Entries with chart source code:
########################################

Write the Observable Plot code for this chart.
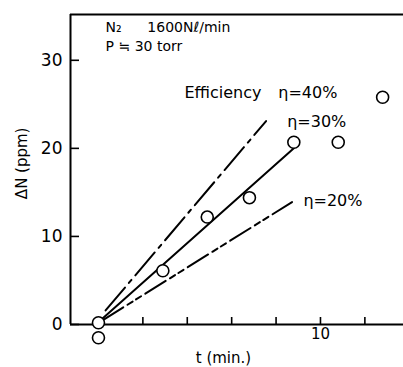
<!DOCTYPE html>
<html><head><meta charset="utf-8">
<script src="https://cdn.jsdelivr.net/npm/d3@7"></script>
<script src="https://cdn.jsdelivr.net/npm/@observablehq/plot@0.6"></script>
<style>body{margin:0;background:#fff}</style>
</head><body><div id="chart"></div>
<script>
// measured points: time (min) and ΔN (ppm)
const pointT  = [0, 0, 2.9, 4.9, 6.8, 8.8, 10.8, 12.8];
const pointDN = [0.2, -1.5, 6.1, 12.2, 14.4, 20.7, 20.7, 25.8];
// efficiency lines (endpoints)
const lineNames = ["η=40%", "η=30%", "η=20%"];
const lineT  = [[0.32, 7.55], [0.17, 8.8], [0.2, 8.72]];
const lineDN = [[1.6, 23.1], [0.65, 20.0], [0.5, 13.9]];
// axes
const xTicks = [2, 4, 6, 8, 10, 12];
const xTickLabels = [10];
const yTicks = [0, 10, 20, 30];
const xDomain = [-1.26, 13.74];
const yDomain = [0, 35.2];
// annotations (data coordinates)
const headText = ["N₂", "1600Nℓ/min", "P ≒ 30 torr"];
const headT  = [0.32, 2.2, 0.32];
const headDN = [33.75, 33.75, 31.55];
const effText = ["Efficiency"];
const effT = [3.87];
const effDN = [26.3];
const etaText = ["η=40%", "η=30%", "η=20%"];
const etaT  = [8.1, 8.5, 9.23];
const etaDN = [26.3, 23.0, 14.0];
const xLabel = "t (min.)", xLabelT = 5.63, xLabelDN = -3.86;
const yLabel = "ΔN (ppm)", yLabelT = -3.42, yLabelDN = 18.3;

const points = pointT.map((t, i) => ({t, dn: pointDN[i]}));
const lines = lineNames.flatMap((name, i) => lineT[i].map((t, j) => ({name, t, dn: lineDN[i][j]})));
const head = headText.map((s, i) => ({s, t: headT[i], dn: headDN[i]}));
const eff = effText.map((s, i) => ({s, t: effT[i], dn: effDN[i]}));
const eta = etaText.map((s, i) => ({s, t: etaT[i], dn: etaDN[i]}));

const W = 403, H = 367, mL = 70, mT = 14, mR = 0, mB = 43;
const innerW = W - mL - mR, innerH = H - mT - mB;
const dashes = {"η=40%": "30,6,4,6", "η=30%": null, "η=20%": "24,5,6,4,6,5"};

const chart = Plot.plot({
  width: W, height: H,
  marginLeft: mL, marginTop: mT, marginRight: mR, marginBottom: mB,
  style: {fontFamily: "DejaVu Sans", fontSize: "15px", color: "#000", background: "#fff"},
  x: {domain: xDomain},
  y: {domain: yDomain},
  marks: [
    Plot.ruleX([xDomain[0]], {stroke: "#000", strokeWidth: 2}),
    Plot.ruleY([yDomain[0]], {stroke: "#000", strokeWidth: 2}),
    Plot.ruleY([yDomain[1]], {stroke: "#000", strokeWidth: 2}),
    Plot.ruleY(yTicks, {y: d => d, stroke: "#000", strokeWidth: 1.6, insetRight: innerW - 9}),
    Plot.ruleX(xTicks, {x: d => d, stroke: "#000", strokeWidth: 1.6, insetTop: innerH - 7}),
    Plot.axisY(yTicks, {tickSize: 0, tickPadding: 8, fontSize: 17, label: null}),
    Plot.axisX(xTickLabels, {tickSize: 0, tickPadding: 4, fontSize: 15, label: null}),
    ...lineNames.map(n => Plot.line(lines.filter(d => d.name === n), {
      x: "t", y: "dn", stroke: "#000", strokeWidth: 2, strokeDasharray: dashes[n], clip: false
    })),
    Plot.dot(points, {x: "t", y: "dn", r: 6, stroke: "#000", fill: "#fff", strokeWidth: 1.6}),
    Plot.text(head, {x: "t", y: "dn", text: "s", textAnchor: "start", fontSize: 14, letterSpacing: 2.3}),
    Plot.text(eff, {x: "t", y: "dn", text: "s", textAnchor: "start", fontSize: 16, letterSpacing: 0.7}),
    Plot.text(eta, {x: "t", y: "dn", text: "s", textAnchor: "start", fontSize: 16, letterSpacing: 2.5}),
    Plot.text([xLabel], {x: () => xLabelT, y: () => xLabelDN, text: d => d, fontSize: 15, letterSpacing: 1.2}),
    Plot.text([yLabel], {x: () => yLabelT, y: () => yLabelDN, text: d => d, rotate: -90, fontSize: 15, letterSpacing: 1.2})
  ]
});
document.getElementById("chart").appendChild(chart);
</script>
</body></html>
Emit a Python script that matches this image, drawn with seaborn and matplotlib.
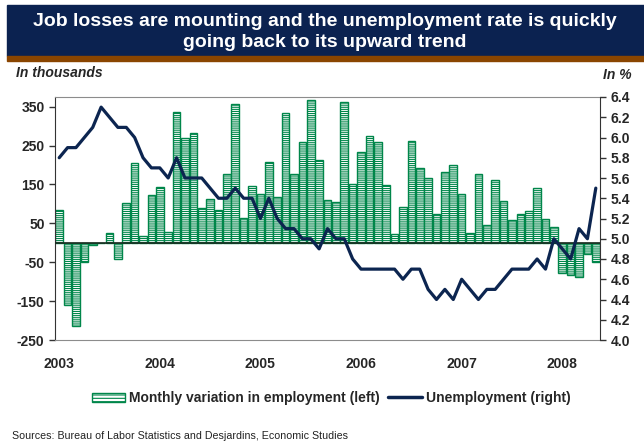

########################################

Given exercise
All records should be output exactly, with the pictures left out.

Task result
Write the Observable Plot code for this chart.
<!DOCTYPE html>
<html><head><meta charset="utf-8">
<script src="https://cdn.jsdelivr.net/npm/d3@7"></script>
<script src="https://cdn.jsdelivr.net/npm/@observablehq/plot@0.6"></script>
<style>body{margin:0;background:#fff}</style>
</head><body><div id="chart"></div>
<script>
// measured points: time (min) and ΔN (ppm)
const pointT  = [0, 0, 2.9, 4.9, 6.8, 8.8, 10.8, 12.8];
const pointDN = [0.2, -1.5, 6.1, 12.2, 14.4, 20.7, 20.7, 25.8];
// efficiency lines (endpoints)
const lineNames = ["η=40%", "η=30%", "η=20%"];
const lineT  = [[0.32, 7.55], [0.17, 8.8], [0.2, 8.72]];
const lineDN = [[1.6, 23.1], [0.65, 20.0], [0.5, 13.9]];
// axes
const xTicks = [2, 4, 6, 8, 10, 12];
const xTickLabels = [10];
const yTicks = [0, 10, 20, 30];
const xDomain = [-1.26, 13.74];
const yDomain = [0, 35.2];
// annotations (data coordinates)
const headText = ["N₂", "1600Nℓ/min", "P ≒ 30 torr"];
const headT  = [0.32, 2.2, 0.32];
const headDN = [33.75, 33.75, 31.55];
const effText = ["Efficiency"];
const effT = [3.87];
const effDN = [26.3];
const etaText = ["η=40%", "η=30%", "η=20%"];
const etaT  = [8.1, 8.5, 9.23];
const etaDN = [26.3, 23.0, 14.0];
const xLabel = "t (min.)", xLabelT = 5.63, xLabelDN = -3.86;
const yLabel = "ΔN (ppm)", yLabelT = -3.42, yLabelDN = 18.3;

const points = pointT.map((t, i) => ({t, dn: pointDN[i]}));
const lines = lineNames.flatMap((name, i) => lineT[i].map((t, j) => ({name, t, dn: lineDN[i][j]})));
const head = headText.map((s, i) => ({s, t: headT[i], dn: headDN[i]}));
const eff = effText.map((s, i) => ({s, t: effT[i], dn: effDN[i]}));
const eta = etaText.map((s, i) => ({s, t: etaT[i], dn: etaDN[i]}));

const W = 403, H = 367, mL = 70, mT = 14, mR = 0, mB = 43;
const innerW = W - mL - mR, innerH = H - mT - mB;
const dashes = {"η=40%": "30,6,4,6", "η=30%": null, "η=20%": "24,5,6,4,6,5"};

const chart = Plot.plot({
  width: W, height: H,
  marginLeft: mL, marginTop: mT, marginRight: mR, marginBottom: mB,
  style: {fontFamily: "DejaVu Sans", fontSize: "15px", color: "#000", background: "#fff"},
  x: {domain: xDomain},
  y: {domain: yDomain},
  marks: [
    Plot.ruleX([xDomain[0]], {stroke: "#000", strokeWidth: 2}),
    Plot.ruleY([yDomain[0]], {stroke: "#000", strokeWidth: 2}),
    Plot.ruleY([yDomain[1]], {stroke: "#000", strokeWidth: 2}),
    Plot.ruleY(yTicks, {y: d => d, stroke: "#000", strokeWidth: 1.6, insetRight: innerW - 9}),
    Plot.ruleX(xTicks, {x: d => d, stroke: "#000", strokeWidth: 1.6, insetTop: innerH - 7}),
    Plot.axisY(yTicks, {tickSize: 0, tickPadding: 8, fontSize: 17, label: null}),
    Plot.axisX(xTickLabels, {tickSize: 0, tickPadding: 4, fontSize: 15, label: null}),
    ...lineNames.map(n => Plot.line(lines.filter(d => d.name === n), {
      x: "t", y: "dn", stroke: "#000", strokeWidth: 2, strokeDasharray: dashes[n], clip: false
    })),
    Plot.dot(points, {x: "t", y: "dn", r: 6, stroke: "#000", fill: "#fff", strokeWidth: 1.6}),
    Plot.text(head, {x: "t", y: "dn", text: "s", textAnchor: "start", fontSize: 14, letterSpacing: 2.3}),
    Plot.text(eff, {x: "t", y: "dn", text: "s", textAnchor: "start", fontSize: 16, letterSpacing: 0.7}),
    Plot.text(eta, {x: "t", y: "dn", text: "s", textAnchor: "start", fontSize: 16, letterSpacing: 2.5}),
    Plot.text([xLabel], {x: () => xLabelT, y: () => xLabelDN, text: d => d, fontSize: 15, letterSpacing: 1.2}),
    Plot.text([yLabel], {x: () => yLabelT, y: () => yLabelDN, text: d => d, rotate: -90, fontSize: 15, letterSpacing: 1.2})
  ]
});
document.getElementById("chart").appendChild(chart);
</script>
</body></html>
Emit a Python script that matches this image, drawn with seaborn and matplotlib.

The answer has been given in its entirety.